UNSW raises $1.3 million for IoT cybersecurity start-up

UNSW has raised $1.3 million in a deal with IP Group to fund the university’s new spin-out business, CyAmast, which aims to protect IoT devices from cybercrime.

CyAmast continuously monitors network traffic and detects deviations from intended IoT behaviours, with the promise of protecting large networks of IoT devices in a scalable and cost-effective way. The technology is based on software developed by Dr Hassan Habibi and his research team at the UNSW School of Engineering and Telecommunications.

IP Group’s Managing Director Australia, Michael Molinari, says the innovation is groundbreaking. It is the second time his company has invested in a spin-out from UNSW, having put money into Canopus Networks in 2018.

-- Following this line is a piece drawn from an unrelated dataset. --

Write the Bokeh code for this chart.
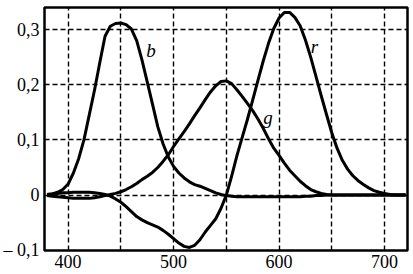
from bokeh.plotting import figure
from bokeh.models import FixedTicker, Range1d, Label
from bokeh.embed import file_html
from bokeh.resources import INLINE

wavelength = [380, 385, 390, 395, 400, 405, 410, 415, 420, 425, 430, 435, 440, 445, 450,
              455, 460, 465, 470, 475, 480, 485, 490, 495, 500, 505, 510, 515, 520, 525,
              530, 535, 540, 545, 550, 555, 560, 565, 570, 575, 580, 585, 590, 595, 600,
              605, 610, 615, 620, 625, 630, 635, 640, 645, 650, 655, 660, 665, 670, 675,
              680, 685, 690, 695, 700, 705, 710, 715, 720]

r_bar = [0.001, 0.002, 0.003, 0.004, 0.004, 0.005, 0.005, 0.005, 0.005, 0.004, 0.003, 0.001,
         -0.002, -0.007, -0.013, -0.021, -0.030, -0.039, -0.045, -0.050, -0.054, -0.058,
         -0.064, -0.071, -0.079, -0.087, -0.093, -0.095, -0.091, -0.081, -0.067, -0.055,
         -0.043, -0.024, 0.000, 0.034, 0.071, 0.104, 0.137, 0.172, 0.208, 0.243, 0.275,
         0.302, 0.321, 0.331, 0.331, 0.322, 0.307, 0.281, 0.250, 0.215, 0.180, 0.146,
         0.113, 0.085, 0.063, 0.047, 0.035, 0.026, 0.019, 0.013, 0.008, 0.005, 0.003,
         0.001, 0.000, 0.000, 0.000]

g_bar = [-0.001, -0.002, -0.003, -0.004, -0.005, -0.006, -0.006, -0.006, -0.006, -0.005,
         -0.003, -0.001, 0.001, 0.003, 0.006, 0.010, 0.015, 0.021, 0.028, 0.034, 0.041,
         0.050, 0.061, 0.073, 0.088, 0.102, 0.115, 0.129, 0.144, 0.158, 0.173, 0.187,
         0.198, 0.206, 0.207, 0.202, 0.191, 0.179, 0.166, 0.153, 0.138, 0.121, 0.102,
         0.085, 0.072, 0.058, 0.045, 0.035, 0.025, 0.017, 0.010, 0.006, 0.003, 0.001,
         0.000, 0.000, 0.000, 0.000, 0.000, 0.000, 0.000, 0.000, 0.000, 0.000, 0.000,
         0.000, 0.000, 0.000, 0.000]

b_bar = [0.001, 0.002, 0.005, 0.010, 0.020, 0.040, 0.066, 0.100, 0.145, 0.190, 0.240, 0.288,
         0.306, 0.311, 0.312, 0.309, 0.301, 0.280, 0.245, 0.205, 0.165, 0.124, 0.093,
         0.069, 0.052, 0.040, 0.031, 0.024, 0.019, 0.016, 0.012, 0.008, 0.004, 0.001,
         -0.001, -0.002, -0.003, -0.003, -0.003, -0.003, -0.003, -0.003, -0.003, -0.003,
         -0.003, -0.003, -0.003, -0.003, -0.003, -0.002, -0.002, -0.001, -0.001, 0.000,
         0.000, 0.000, 0.000, 0.000, 0.000, 0.000, 0.000, 0.000, 0.000, 0.000, 0.000,
         0.000, 0.000, 0.000, 0.000]

x_ticks = [400, 500, 600, 700]
x_grid = [400, 450, 500, 550, 600, 650, 700]
y_ticks = [-0.1, 0.0, 0.1, 0.2, 0.3]
y_tick_labels = ["\u2013 0,1", "0", "0,1", "0,2", "0,3"]
y_grid = [0.0, 0.1, 0.2, 0.3]

FONT = "Liberation Serif"

p = figure(width=413, height=274, output_backend="svg", toolbar_location=None,
           x_range=Range1d(377.6, 721.8), y_range=Range1d(-0.1005, 0.340))
p.min_border_left = 44
p.min_border_right = 6
p.min_border_top = 7
p.min_border_bottom = 24
p.background_fill_color = "white"
p.border_fill_color = "white"
p.outline_line_color = "black"
p.outline_line_width = 2.5

p.xaxis.ticker = FixedTicker(ticks=x_ticks)
p.yaxis.ticker = FixedTicker(ticks=y_ticks)
p.yaxis.major_label_overrides = {t: s for t, s in zip(y_ticks, y_tick_labels)}
for ax in (p.xaxis[0], p.yaxis[0]):
    ax.axis_line_color = None
    ax.major_tick_line_color = None
    ax.minor_tick_line_color = None
    ax.major_tick_out = 0
    ax.major_tick_in = 0
    ax.minor_tick_out = 0
    ax.minor_tick_in = 0
    ax.major_label_text_font = FONT
    ax.major_label_text_font_size = "18px"
    ax.major_label_text_color = "black"
p.xaxis.major_label_standoff = 4
p.yaxis.major_label_standoff = 5

p.xgrid.ticker = FixedTicker(ticks=x_grid)
p.ygrid.ticker = FixedTicker(ticks=y_grid)
for g in (p.xgrid[0], p.ygrid[0]):
    g.grid_line_color = "black"
    g.grid_line_dash = "5 3"
    g.grid_line_width = 1.4

for series in (b_bar, g_bar, r_bar):
    p.line(wavelength, series, line_color="black", line_width=3, line_join="round")

for txt, lx, ly in (("b", 478.5, 0.262), ("g", 589.5, 0.140), ("r", 633.5, 0.270)):
    p.add_layout(Label(x=lx, y=ly, text=txt, text_font=FONT, text_font_style="italic",
                       text_font_size="19px", text_align="center", text_baseline="middle",
                       text_color="black"))

open("out.html", "w").write(file_html(p, INLINE))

“The use of IoT devices and sensors is growing exponentially and, as organisations’ networks expand, it’s increasingly difficult to track these assets and secure them,” said Molinari.

“Dr Habibi and his team have developed technology that enables operators of smart environments — like enterprise campuses, commercial buildings, industrial facilities and airports — to rapidly identify every IoT device connected to their network and continuously monitor each one and ensure that it’s functioning normally.”

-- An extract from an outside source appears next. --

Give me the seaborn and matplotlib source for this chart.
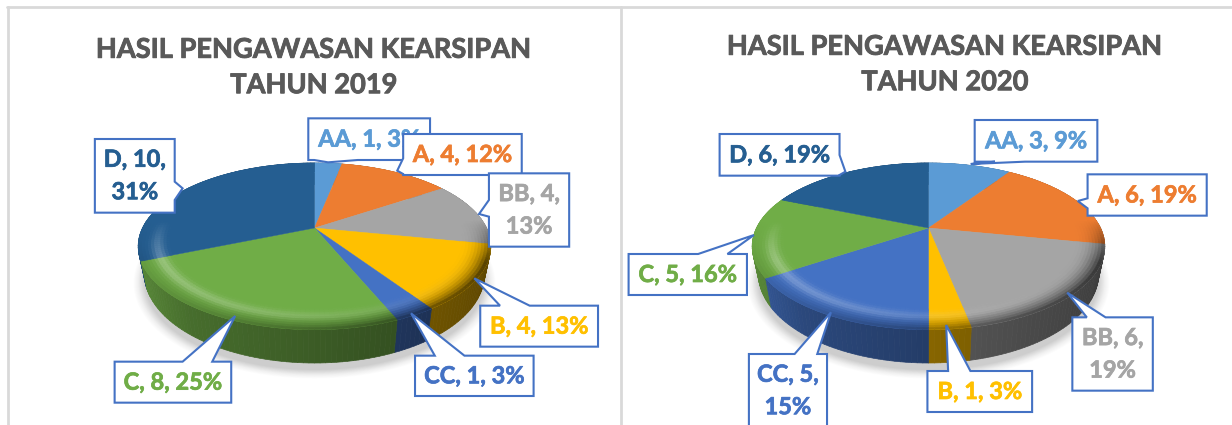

Dr Habibi said CyAmast’s solution trumps traditional IoT protection approaches — which inspect individual packets of data to determine and blacklist threat signatures — given its flexibility, scalability and cost-effectiveness.

“Traditional methods of detecting malicious traffic are bundled, static and inflexible, and thus do not suffice for the growing diversity of attacks on increasing numbers of insecure IoT devices,” Dr Habibi said.

“These attack-signature-based solutions are increasingly being defeated as they can’t keep up with the increasing percentage of network traffic that’s encrypted and therefore can’t be opened and inspected. They also have poor resilience to morphed attacks that can render known signatures useless. Inspecting individual packets can also be prohibitively expensive.

“Our technology develops a model of expected behaviours for each device, based on the manufacturer’s specifications. The model is enriched with our patented, real-time artificial intelligence-based algorithms, to check data flows against expected behaviours.”

Pictured: Dr Hassan Habibi and CyAmast CEO Adam de Jong.